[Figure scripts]
★ ★ ★ ★ ★
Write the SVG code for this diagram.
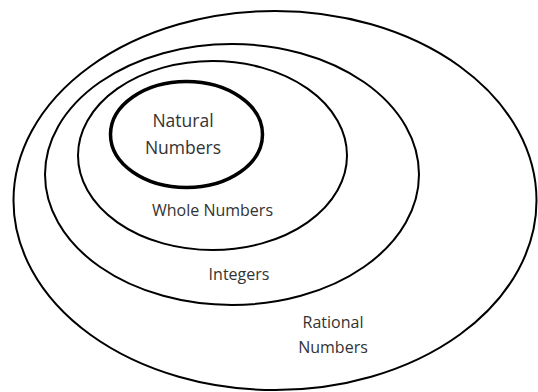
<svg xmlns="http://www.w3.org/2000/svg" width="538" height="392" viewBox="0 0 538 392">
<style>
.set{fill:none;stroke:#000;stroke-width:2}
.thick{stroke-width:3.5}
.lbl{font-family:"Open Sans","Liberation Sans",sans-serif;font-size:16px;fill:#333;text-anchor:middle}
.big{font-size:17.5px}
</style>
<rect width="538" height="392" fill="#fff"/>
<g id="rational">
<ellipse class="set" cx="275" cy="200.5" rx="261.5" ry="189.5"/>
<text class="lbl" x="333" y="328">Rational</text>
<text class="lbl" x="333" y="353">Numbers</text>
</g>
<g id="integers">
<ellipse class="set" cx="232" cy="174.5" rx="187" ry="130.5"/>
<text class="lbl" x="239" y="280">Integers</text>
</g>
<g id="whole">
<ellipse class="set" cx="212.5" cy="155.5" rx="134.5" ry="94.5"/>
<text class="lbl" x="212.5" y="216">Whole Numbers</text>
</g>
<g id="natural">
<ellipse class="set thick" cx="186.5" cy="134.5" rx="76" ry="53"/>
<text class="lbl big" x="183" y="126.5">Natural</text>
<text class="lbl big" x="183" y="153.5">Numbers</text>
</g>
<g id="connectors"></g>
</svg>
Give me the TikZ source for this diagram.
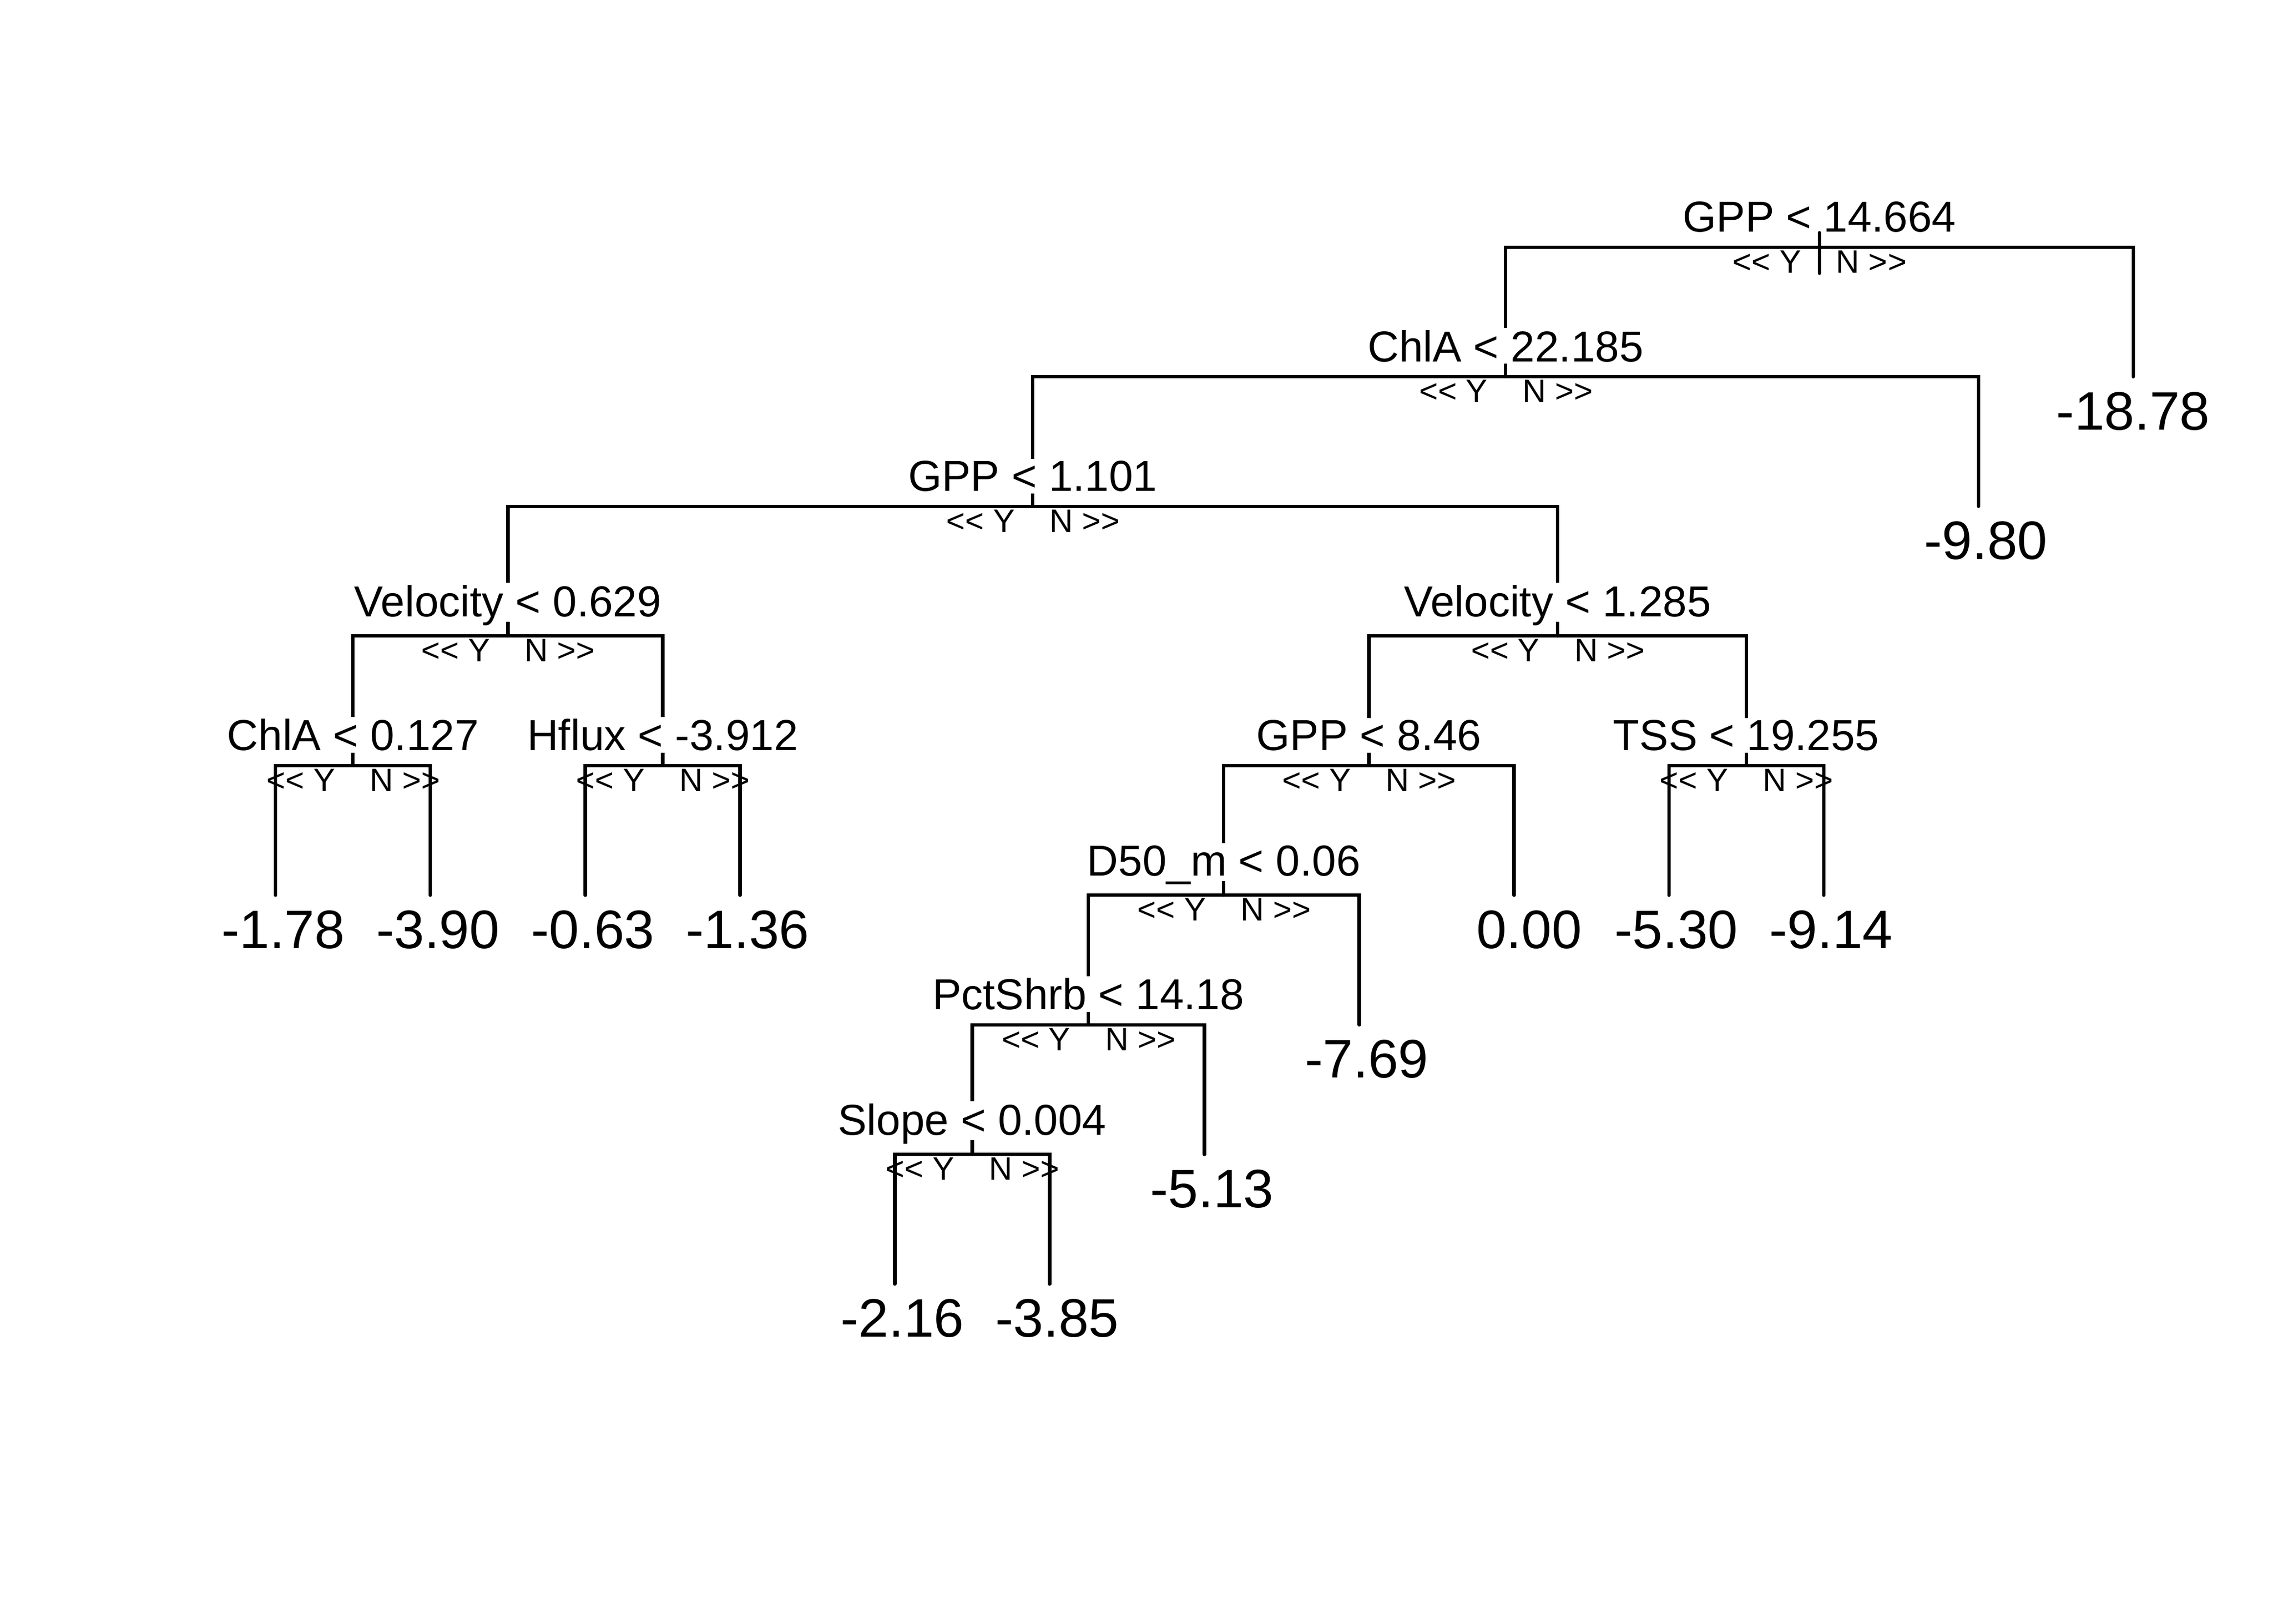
★ ★ ★ ★ ★
_Your task_
Reproduce all entries without any change, and omit the pictures.

_Reply_
Write the SVG code for this diagram.
<svg xmlns="http://www.w3.org/2000/svg" width="538" height="392" viewBox="0 0 538 392">
<style>
.set{fill:none;stroke:#000;stroke-width:2}
.thick{stroke-width:3.5}
.lbl{font-family:"Open Sans","Liberation Sans",sans-serif;font-size:16px;fill:#333;text-anchor:middle}
.big{font-size:17.5px}
</style>
<rect width="538" height="392" fill="#fff"/>
<g id="rational">
<ellipse class="set" cx="275" cy="200.5" rx="261.5" ry="189.5"/>
<text class="lbl" x="333" y="328">Rational</text>
<text class="lbl" x="333" y="353">Numbers</text>
</g>
<g id="integers">
<ellipse class="set" cx="232" cy="174.5" rx="187" ry="130.5"/>
<text class="lbl" x="239" y="280">Integers</text>
</g>
<g id="whole">
<ellipse class="set" cx="212.5" cy="155.5" rx="134.5" ry="94.5"/>
<text class="lbl" x="212.5" y="216">Whole Numbers</text>
</g>
<g id="natural">
<ellipse class="set thick" cx="186.5" cy="134.5" rx="76" ry="53"/>
<text class="lbl big" x="183" y="126.5">Natural</text>
<text class="lbl big" x="183" y="153.5">Numbers</text>
</g>
<g id="connectors"></g>
</svg>
Give me the TikZ source for this diagram.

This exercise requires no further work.